Suatu hari, ada seorang mandor bangunan iba melihat Abdul yang memulung sampah. Lantas sang mandor menawarkan pekerjaan menjadi tenaga harian lepas Dinas Pekerjaan Umum DKI Jakarta.

"Wah mau sekali saya, yang penting rezeki itu halal," ujar Abdul Malik kala mendapat perkerjaan itu, saat ditemui detikcom, Sabtu (16/6/2012) malam.

Sebagai tenaga harian lepas Dinas PU, Abdul membersihkan saluran-saluran di Kali Cideng yang mampet. Air kali yang hitam dan kotor tidak dipedulikan Abdul demi untuk mengais rezeki, membersihkan saluran dari sampah plastik hingga bangkai tikus. Dari pekerjaan ini, Abdul memperoleh Rp 40 ribu per hari. 

Suatu saat membersihkan Kali Cideng, dia melihat ada gorong-gorong tempat saluran pembuangan dari apartemen. Mulanya, Abdul menggunakan gorong-gorong ini untuk tempatnya mandi.
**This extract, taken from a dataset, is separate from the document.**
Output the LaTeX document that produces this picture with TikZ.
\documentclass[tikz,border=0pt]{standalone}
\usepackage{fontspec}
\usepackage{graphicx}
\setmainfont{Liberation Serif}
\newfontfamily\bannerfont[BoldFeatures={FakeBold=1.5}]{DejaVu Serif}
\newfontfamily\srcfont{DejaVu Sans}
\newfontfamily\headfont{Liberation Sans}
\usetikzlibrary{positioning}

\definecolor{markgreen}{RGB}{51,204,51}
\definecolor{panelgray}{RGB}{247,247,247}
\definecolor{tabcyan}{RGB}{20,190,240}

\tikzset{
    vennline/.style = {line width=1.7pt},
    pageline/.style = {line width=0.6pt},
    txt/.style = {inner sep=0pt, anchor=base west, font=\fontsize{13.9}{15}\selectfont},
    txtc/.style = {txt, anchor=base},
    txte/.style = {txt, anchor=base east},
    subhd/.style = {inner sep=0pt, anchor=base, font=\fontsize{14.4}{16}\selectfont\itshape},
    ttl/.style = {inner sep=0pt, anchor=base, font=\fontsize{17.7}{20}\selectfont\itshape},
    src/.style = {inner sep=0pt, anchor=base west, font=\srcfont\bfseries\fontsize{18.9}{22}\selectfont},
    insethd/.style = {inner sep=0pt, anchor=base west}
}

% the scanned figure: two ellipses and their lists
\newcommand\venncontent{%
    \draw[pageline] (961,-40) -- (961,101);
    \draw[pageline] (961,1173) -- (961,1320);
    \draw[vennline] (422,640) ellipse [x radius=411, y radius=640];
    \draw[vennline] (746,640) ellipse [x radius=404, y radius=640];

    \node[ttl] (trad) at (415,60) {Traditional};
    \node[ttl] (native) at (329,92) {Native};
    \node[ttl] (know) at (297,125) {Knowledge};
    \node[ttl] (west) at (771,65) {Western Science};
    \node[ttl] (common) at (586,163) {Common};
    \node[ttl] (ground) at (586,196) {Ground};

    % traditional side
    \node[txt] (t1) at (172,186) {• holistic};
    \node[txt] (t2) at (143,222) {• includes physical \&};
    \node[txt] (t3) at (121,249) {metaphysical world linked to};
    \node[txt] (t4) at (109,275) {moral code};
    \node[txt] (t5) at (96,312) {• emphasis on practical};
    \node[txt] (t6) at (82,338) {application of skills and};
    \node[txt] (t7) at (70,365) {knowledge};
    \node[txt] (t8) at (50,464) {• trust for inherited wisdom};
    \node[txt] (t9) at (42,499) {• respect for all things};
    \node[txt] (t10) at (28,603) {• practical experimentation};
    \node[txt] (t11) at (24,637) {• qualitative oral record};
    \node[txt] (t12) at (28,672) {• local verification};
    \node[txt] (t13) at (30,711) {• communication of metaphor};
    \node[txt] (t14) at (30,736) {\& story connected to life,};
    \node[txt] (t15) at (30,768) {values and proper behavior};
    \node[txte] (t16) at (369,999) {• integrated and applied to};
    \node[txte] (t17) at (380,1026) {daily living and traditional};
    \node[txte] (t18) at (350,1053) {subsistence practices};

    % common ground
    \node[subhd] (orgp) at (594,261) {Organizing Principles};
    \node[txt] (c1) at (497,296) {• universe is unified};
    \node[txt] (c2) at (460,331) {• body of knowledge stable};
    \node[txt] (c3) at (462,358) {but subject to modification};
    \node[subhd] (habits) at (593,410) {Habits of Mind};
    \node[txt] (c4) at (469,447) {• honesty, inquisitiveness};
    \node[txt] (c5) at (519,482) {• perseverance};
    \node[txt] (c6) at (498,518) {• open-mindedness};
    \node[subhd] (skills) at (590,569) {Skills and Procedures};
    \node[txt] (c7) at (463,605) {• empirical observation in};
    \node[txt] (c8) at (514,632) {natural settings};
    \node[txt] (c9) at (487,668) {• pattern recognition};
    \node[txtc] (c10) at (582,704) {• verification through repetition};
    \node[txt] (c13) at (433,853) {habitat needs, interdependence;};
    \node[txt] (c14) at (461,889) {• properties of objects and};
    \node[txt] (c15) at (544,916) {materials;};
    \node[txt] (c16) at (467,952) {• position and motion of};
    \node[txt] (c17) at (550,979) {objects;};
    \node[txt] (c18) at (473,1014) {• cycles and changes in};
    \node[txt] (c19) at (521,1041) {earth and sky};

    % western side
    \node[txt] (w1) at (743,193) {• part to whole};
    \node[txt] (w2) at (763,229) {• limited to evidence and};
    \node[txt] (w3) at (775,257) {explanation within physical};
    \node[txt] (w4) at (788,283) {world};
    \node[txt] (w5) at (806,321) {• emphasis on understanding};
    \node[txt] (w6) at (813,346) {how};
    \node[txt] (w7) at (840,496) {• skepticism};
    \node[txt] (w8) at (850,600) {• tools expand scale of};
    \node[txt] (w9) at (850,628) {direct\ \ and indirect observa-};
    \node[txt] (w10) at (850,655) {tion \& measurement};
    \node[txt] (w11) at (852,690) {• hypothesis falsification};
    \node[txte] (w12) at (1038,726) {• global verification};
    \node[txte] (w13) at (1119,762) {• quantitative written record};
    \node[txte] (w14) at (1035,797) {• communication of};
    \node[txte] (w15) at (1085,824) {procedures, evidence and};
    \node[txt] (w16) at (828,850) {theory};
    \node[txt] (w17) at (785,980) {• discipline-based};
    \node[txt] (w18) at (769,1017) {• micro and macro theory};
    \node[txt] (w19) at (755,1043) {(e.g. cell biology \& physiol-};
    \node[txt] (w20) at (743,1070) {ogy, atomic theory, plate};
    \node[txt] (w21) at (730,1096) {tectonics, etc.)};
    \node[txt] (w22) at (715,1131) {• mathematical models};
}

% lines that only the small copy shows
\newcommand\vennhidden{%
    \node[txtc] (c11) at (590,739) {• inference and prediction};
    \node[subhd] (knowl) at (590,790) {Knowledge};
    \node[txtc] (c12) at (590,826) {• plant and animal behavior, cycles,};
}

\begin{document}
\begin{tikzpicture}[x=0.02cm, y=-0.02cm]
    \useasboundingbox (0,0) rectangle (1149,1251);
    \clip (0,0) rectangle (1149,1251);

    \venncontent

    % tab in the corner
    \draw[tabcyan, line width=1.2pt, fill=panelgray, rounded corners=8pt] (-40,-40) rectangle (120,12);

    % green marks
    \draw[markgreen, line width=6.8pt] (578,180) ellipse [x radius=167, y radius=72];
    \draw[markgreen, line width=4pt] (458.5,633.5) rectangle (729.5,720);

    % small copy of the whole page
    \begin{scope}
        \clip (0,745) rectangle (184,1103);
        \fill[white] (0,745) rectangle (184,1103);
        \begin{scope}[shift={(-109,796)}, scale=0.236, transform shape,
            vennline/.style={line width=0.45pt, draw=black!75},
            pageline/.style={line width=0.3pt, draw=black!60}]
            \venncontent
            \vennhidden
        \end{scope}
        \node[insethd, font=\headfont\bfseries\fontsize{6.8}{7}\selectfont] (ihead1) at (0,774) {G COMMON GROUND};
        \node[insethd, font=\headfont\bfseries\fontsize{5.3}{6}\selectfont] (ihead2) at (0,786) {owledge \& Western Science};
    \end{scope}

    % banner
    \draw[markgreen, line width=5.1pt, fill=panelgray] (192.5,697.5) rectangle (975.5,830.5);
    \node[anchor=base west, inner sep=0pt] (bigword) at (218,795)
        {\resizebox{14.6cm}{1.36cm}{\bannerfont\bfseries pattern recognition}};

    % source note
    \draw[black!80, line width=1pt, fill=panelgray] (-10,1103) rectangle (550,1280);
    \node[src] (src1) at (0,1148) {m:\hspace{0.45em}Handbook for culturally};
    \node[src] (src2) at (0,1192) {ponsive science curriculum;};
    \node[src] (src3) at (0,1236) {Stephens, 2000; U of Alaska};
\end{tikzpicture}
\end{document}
"Mandinya tiap malam, pakai celana doang, nggak kelihatan kalau lagi mandi. Gatal-gatal sih sudah biasa, ya kondisinya memang seperti ini, mau bagaimana lagi," jelas Abdul.

Lantas Abdul mengamati lama-lama gorong-gorong ini tak digunakan lagi alias mati. Abdul pun memutuskan pindah hunian dari bawah kolong jembatan ke gorong-gorong di kawasan Rasuna Epicentrum, Kuningan.

"Kalau di bawah jembatan, kalau hujan suka kebanjiran, terus kalau malam dingin banget," sambungnya.

"Sudah hampir satu tahun saya tinggal di sini, setidaknya gorong ini lebih baik dibandingkan tempat tinggal saya sebelumnya," tutur Abdul.

Pantauan detikcom, gorong-gorong yang ditempati Abdul itu berupa tabung berdiameter 70 cm dengan panjang 3 meter. Gorong-gorong ini persis terletak di bantaran Kali Cideng.